It was great speaking with Manoj Chaudhary, CTO and V.P. of Engineering at Loggly, about the Amazon Web Services S3 outage on February 28 that crippled portions of the internet for up to five hours for DZone, Expedia, Medium, Slack, and other major sites.
While Loggly is completely cloud-based, it runs on a hybrid cloud with its own data center, as well as on AWS. Loggly mines log data in real-time and reveals what matters to write better quality code and deliver a great user experience (UX).
All Loggly logs were available during the S3 outage. The volume of logs for some customers was up three to four times more than average daily volume during the outage, ranging from 10 Mbps to 40 to 50 Mbps.
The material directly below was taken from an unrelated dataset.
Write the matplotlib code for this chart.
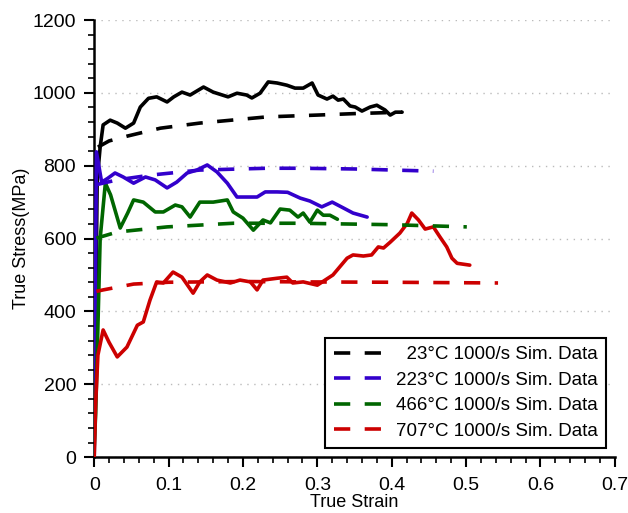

This indicates the need for companies, regardless of their log provider, to ensure that they have the necessary room in compute and storage to handle the increase in data during these spikes.
After three hours, S3 began operating normally and the load gradually decreased as servers came back online. By the fifth hour, everything was back to normal.
Loggly earned a great deal of trust with their customers as a result of the outage since they saw that Loggly was not affected during the outage and was able to maintain a view into what was happening across the web.
While redundancy is expensive, it is part of Loggly's business model. Should you invest in redundancy or in providers that already have the redundancy to protect your data and reduce your downtime?